Art, of course, can take many forms — and Steinorth’s diverse career is no exception. From her early endeavors in dance and design to her more recent ventures in visual poetry, Steinorth’s own story is a tapestry of expertise. But, she insists, none come out ahead; instead, the multiple disciplines form a woven fabric. “They all feel integral to my person."

FIRST STEPS
Steinorth’s passion for the arts began with ballet — one live performance in particular. “My mother took me to see Sleeping Beauty when I was a little girl,” says Steinorth, “and I fell wholly in love.” But it wasn’t the flouncy costumes or satiny slippers that ensnared her; it was the movement. “I think that my cognitive process is very spatial and kinetic,” she says. “Even in poetry, I often feel that I’m translating things from spatial relationships. That’s just the way my mind works.”

It wasn’t until a serious injury forced her off the stage that she began to consider a more slow-motion pursuit. Writing was an easy sell. “I had always loved language and literature,” she says. “But there is a creative writing program at Interlochen, and that’s where I first realized that writers and poets aren’t just the dead guys; that [language] is a living thing.”

While attending Michigan State University, Steinorth studied closely with the illustrious Diane Wakowski, earning an English degree before deciding to dive headlong into arts education. “I taught visual art at [what was then] East Junior High School,” she says, “and I also had a long-term substitute position.”

BUILDING THE ARTIST
Teaching others art was gratifying, but Steinorth couldn’t resist her own pull to create. “I married into a family construction business, and I always had ideas about the houses my husband and his father were building.” So, when a client couldn’t find plans that they liked, Steinorth offered to draw something up. Spoiler alert: They loved her vision. From there, she began a deeper foray into home design and eventually became a licensed builder.

“I was president of the [construction] company for over a decade,” she says. “It completely consumed my life.”

Her initial love of playing with language, however, never waned. Steinorth continued to write on the side for years,but it wasn't until the 2018 Sewanee Writer’s Conference that she entertained thoughts of publishing her poetry. “My first book, [“A Wake with Nine Shades”], hadn’t come out yet, and I didn’t have a publisher,” she says. That is, until she sent the manuscript to J. Bruce Fuller, a fellow conference attendee and recently appointed acquisitions editor at the Texas Review Press. “He loved the book,” says Sperry-Steinorth. Even better, he signed her on for a second book, too.

ERASURE & TRANSFORMATION
As a poet, Steinorth still thinks in architectural terms. The difference is in materials used; in place of wood planks and concrete block, she thinks in terms of lines, stanzas, and blank space. Her most recent release, however, might feel like the opposite. Published in April, “Her Read: A Graphic Poem,” is built on a foundation of an existing text, parts of which she strategically erases to become something altogether new.

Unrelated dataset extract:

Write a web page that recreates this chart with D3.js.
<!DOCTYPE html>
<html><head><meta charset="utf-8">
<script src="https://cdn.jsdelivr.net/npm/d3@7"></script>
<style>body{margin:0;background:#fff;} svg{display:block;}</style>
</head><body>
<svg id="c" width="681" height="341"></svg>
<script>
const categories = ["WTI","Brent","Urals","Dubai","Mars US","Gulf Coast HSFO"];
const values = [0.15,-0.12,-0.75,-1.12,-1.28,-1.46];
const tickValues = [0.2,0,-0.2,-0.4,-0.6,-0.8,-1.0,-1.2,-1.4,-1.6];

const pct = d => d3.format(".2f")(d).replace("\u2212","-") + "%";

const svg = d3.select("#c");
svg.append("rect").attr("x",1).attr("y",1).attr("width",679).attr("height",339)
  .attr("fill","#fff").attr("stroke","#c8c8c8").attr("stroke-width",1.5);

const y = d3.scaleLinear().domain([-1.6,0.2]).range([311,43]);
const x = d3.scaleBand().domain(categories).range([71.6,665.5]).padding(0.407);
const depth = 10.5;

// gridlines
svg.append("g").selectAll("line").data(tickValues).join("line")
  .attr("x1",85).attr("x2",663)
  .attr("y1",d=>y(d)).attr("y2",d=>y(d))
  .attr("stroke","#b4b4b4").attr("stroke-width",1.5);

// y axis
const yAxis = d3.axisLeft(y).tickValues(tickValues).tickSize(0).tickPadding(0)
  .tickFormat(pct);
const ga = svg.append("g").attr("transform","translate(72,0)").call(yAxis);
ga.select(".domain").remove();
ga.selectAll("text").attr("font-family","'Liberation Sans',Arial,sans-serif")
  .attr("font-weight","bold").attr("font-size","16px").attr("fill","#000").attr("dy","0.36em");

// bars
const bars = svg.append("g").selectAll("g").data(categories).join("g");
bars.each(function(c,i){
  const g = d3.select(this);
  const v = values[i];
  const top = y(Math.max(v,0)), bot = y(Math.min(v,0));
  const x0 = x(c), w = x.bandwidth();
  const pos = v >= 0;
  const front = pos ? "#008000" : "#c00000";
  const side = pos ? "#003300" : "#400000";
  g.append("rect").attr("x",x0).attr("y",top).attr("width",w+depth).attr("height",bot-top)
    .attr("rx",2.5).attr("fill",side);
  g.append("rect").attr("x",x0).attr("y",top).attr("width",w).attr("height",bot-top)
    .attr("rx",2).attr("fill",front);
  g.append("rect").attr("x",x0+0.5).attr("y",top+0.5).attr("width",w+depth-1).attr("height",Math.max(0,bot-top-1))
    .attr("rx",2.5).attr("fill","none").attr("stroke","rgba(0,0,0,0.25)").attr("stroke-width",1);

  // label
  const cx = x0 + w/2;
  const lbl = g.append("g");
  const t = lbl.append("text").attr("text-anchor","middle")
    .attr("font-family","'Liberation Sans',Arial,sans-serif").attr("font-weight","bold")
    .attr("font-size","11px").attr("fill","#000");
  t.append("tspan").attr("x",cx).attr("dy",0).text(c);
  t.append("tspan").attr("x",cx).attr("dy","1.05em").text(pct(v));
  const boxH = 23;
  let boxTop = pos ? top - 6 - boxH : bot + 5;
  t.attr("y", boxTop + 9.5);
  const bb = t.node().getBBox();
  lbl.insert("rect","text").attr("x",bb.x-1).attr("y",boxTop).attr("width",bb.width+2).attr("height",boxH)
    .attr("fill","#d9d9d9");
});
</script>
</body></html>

“I take a physical copy of a book,” Steinorth says — in this case, “The Meaning of Art” by Herbert Read — “and I cover all but a few words with white out to create a new text.”

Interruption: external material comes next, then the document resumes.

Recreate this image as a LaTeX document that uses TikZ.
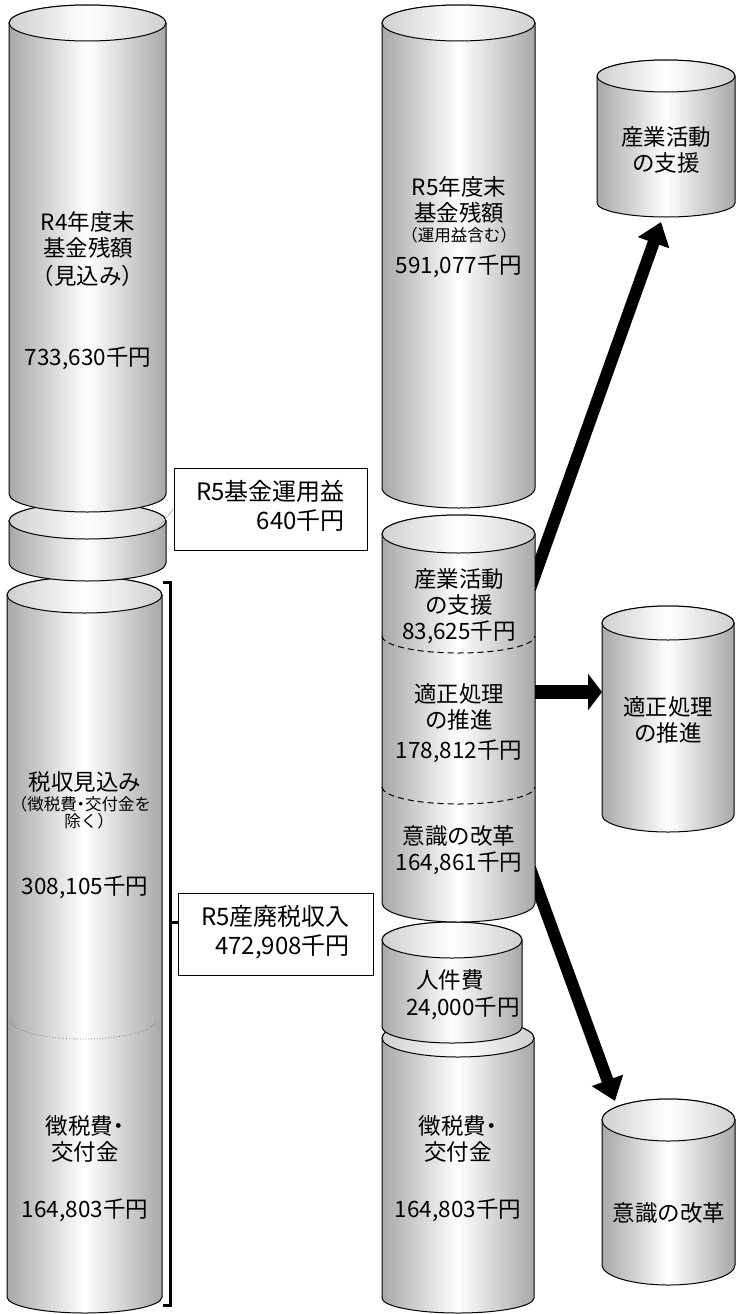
\documentclass[tikz,border=0pt]{standalone}
\usepackage{fontspec}
\setmainfont[RawFeature=+halt]{Noto Sans CJK JP}
\usepackage{tikz}
\usetikzlibrary{arrows.meta}
\definecolor{drumgray}{HTML}{A8A8A8}
\tikzset{
    drumbody/.style={draw, line width=1pt, left color=drumgray, right color=drumgray, middle color=white},
    drumtop/.style={draw, line width=1pt, left color=drumgray!55, right color=drumgray!55, middle color=white},
    txt/.style={align=center, inner sep=0pt, font=\fontsize{22.5}{26}\selectfont},
    smalltxt/.style={align=center, inner sep=0pt, font=\fontsize{16.5}{17}\selectfont},
    infobox/.style={draw, line width=1pt, inner sep=0pt, fill=white, font=\fontsize{24}{28}\selectfont},
    fat/.style={line width=12pt, -{Triangle[length=22pt,width=32pt]}},
    bracket/.style={line width=3pt},
    leader/.style={draw=gray!70, line width=0.6pt}
}
% cx, rx, top y, bottom y, top ry, bottom ry
\newcommand{\drum}[6]{
    \path[drumbody] (#1-#2,#3) -- (#1-#2,#4)
        arc[start angle=180, end angle=0, x radius=#2, y radius=#6]
        -- (#1+#2,#3)
        arc[start angle=0, end angle=-180, x radius=#2, y radius=#5] -- cycle;
    \path[drumtop] (#1,#3) ellipse[x radius=#2, y radius=#5];
}

\begin{document}
\begin{tikzpicture}[x=1pt, y=-1pt]
    \useasboundingbox (0,0) rectangle (736,1314);

    \coordinate (A1S) at (530,589); \coordinate (A1E) at (661,222);
    \coordinate (A2S) at (530,692); \coordinate (A2E) at (602,692);
    \coordinate (A3S) at (530,868); \coordinate (A3E) at (615,1101);
    \draw[fat] (A1S) -- (A1E);
    \draw[line width=14pt, -{Triangle[length=14pt,width=36pt]}] (A2S) -- (A2E);
    \draw[fat] (A3S) -- (A3E);

    % left column
    \drum{84.5}{77.5}{595}{1297}{18}{16}
    \drum{87.5}{78.5}{521}{563}{18}{18}
    \drum{87.5}{78.5}{23}{494}{18}{18}
    \draw[gray, dotted, line width=0.8pt] (10,1020) arc[start angle=180, end angle=0, x radius=73, y radius=19];

    % right column
    \drum{458}{76}{1038}{1298}{19}{15}
    \drum{452}{70}{940}{1027}{18}{16}
    \drum{458.5}{76.5}{534}{903}{19}{19}
    \drum{458.5}{76.5}{23}{488}{18}{20}
    \draw[dashed, line width=1pt, dash pattern=on 6pt off 4pt] (382,636) arc[start angle=180, end angle=0, x radius=76.5, y radius=17];
    \draw[dashed, line width=1pt, dash pattern=on 6pt off 4pt] (382,787) arc[start angle=180, end angle=0, x radius=76.5, y radius=17];

    % targets
    \drum{666}{69}{76}{203}{16}{14}
    \drum{668}{66}{623}{815}{17}{17}
    \drum{668.5}{66.5}{1120}{1265}{21}{20}

    \node[txt] (R4TXT) at (88,235) {R4年度末\\基金残額};
    \node[txt] (R4NOTE) at (88,276) {（見込み）};
    \node[txt] (R4VAL) at (88,358) {733,630千円};

    \node[txt] (R5TXT) at (459,200) {R5年度末\\基金残額};
    \node[smalltxt] (R5NOTE) at (459,235) {（運用益含む）};
    \node[txt] (R5VAL) at (459,266) {591,077千円};

    \node[txt] (TAXTXT) at (85,782) {税収見込み};
    \node[smalltxt] (TAXNOTE) at (85,813) {（徴税費・交付金を\\除く）};
    \node[txt] (TAXVAL) at (85,887) {308,105千円};
    \node[txt] (COLTXT) at (85,1139) {徴税費・\\交付金};
    \node[txt] (COLVAL) at (85,1210) {164,803千円};

    \node[txt] (SUPTXT) at (459,606) {産業活動\\の支援\\83,625千円};
    \node[txt] (PROCTXT) at (459,707) {適正処理\\の推進};
    \node[txt] (PROCVAL) at (459,751) {178,812千円};
    \node[txt] (AWTXT) at (459,850) {意識の改革\\164,861千円};
    \node[txt] (STAFF) at (450,980) {人件費};
    \node[txt] (STAFFVAL) at (463,1008) {24,000千円};
    \node[txt] (RCOLTXT) at (458,1139) {徴税費・\\交付金};
    \node[txt] (RCOLVAL) at (458,1210) {164,803千円};

    \node[txt] (T1) at (666,150) {産業活動\\の支援};
    \node[txt] (T2) at (668,720) {適正処理\\の推進};
    \node[txt] (T3) at (669,1213) {意識の改革};

    \node[infobox, minimum width=193pt, minimum height=82pt] (FUNDBOX) at (270.5,509)
        {\begin{tabular}{@{}l@{}}R5基金運用益\\\multicolumn{1}{@{}r@{}}{640千円}\end{tabular}};
    \node[infobox, minimum width=195pt, minimum height=82pt] (TAXBOX) at (275.5,934)
        {\begin{tabular}{@{}l@{}}R5産廃税収入\\\multicolumn{1}{@{}r@{}}{472,908千円}\end{tabular}};

    \coordinate (FUNDPT) at (152,535);
    \draw[leader] (FUNDBOX.west) -- (FUNDPT);

    \coordinate (BRTOP) at (163,582);
    \coordinate (BRBOT) at (163,1305);
    \coordinate (BRMID) at (170,922);
    \draw[bracket] (BRTOP) -- ++(7,0) |- (BRBOT);
    \draw[bracket] (BRMID) -- (BRMID -| TAXBOX.west);
\end{tikzpicture}
\end{document}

The result is a first-person, female voice excavated from that of a male art critic. “The source text,” says Steinorth, “is a survey of visual art from pre-history to the modern era.” The kicker? The original author includes zero women artists. “The only women in the book are the ones who appear in the paintings,” she says. “So, I was working through my own frustrations as a female artist, trying to free my voice from many efforts to silence, and the way I was able to do that was to physically muffle the voice of the male art critic.”

For Steinorth, freeing one’s own voice is where writing falls away from other fields. “For dance, you’re studying your material in order to manifest it,” she says, “and in architecture, very often you’re working with a client; so, it’s a matter of looking at the intersection of their needs and preferences.” But poetry isn’t quite so clear-cut. “Very often there’s a sublime moment,” says Steinorth. “It feels like something is shimmering somewhere — something is stirred, or there’s a problem to be solved.”

In the case of “Her Read,” that “something” was the 2016 presidential election. “What was happening in the sociopolitical sphere was resonating in deeply personal ways with things I was experiencing at that time and had experienced over course of my life as an artist,” says Steinorth, “I was so enraged — for a time, poetic erasure was the only way I was able to "write.”

Instead of trying to forge the right language, Steinorth simply got to work finding it. “[I had this] idea of voices scrambling through the rubble, trying to reclaim an art that had been denied,” she says. “I felt like as I was learninghow to work with the text, the speaker was learning to find her voice. “By the last page of the poem, she’s broken every ‘rule’ in the book; but her speaker has emerged, uncut. “The book is also talking about a human erasure,” says Steinorth. “The erasure happens when women are not permitted to be artists, or when [their] story is being told, but not by [them]. I hope that [the poem] creates space for more [of that] conversation.”

As for the art of introspection? Sometimes all you need is a quiet space, Steinorth says: “It’s really hard to listen to the quiet voices that are telling you that you have any business doing this. And by ‘this,’ I mean art. Make a poem, call yourself a poet, or a filmmaker, or whatever. Really listen to the quietest voices in yourself and work to amplify what that voice is.